Mohamed Sakr
Mohamed Sakr

Reputation: 459

compiling CUDA code to binary inside C++ file in VS 2010

I'm working to produce a plugin for a 3d application , this plugin uses that application SDK

in normal cases "personal test projects" , I separate .cu file and make its item type to CUDA C/C++ , and .cpp file to item type C/C++ compiler

here I want the whole code inside .cpp file and compile it without problems,

also I want to make the code (binary) so that I can hide the ptx (or kernels)

Upvotes: 0

Views: 187

Answers (1)

Robert Crovella
Robert Crovella

Reputation: 152249

It's not entirely clear why you want to put CUDA code in a .cpp file. If the reason is due to some requirements of the SDK you are using, and you don't want to use nvcc, that won't work.

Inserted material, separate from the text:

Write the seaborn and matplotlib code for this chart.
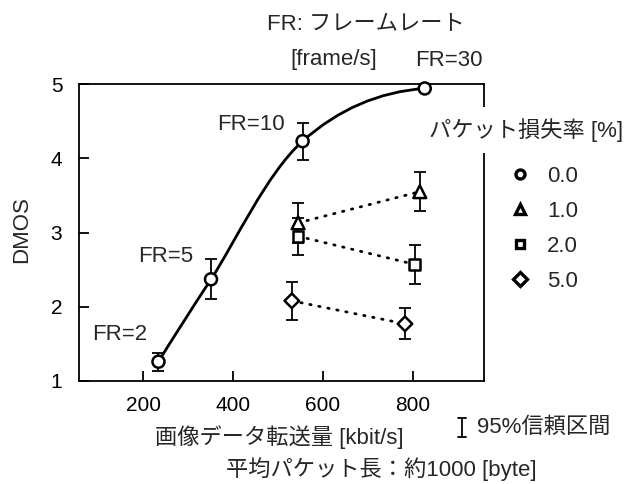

If you simply want to allow a .cpp file to contain device code and go through nvcc instead of directly to the host compiler, you can use the -x cu option on your nvcc compile command:

nvcc -x cu t264.cpp -o t264

The above command will generate the same executable just as if you had done this:

nvcc t264.cu -o t264

(assuming t264.cu and t264.cpp were identical files.)

If you want to strip out the ptx, you can compile like this:

nvcc  -gencode arch=compute_10,code=sm_10 -gencode arch=compute_20,code=sm_20 -gencode arch=compute_30,code=sm_30 ....

This will tell nvcc to create a fatbinary that contains executable binaries for sm_10, sm_20, or sm_30 devices, but no PTX.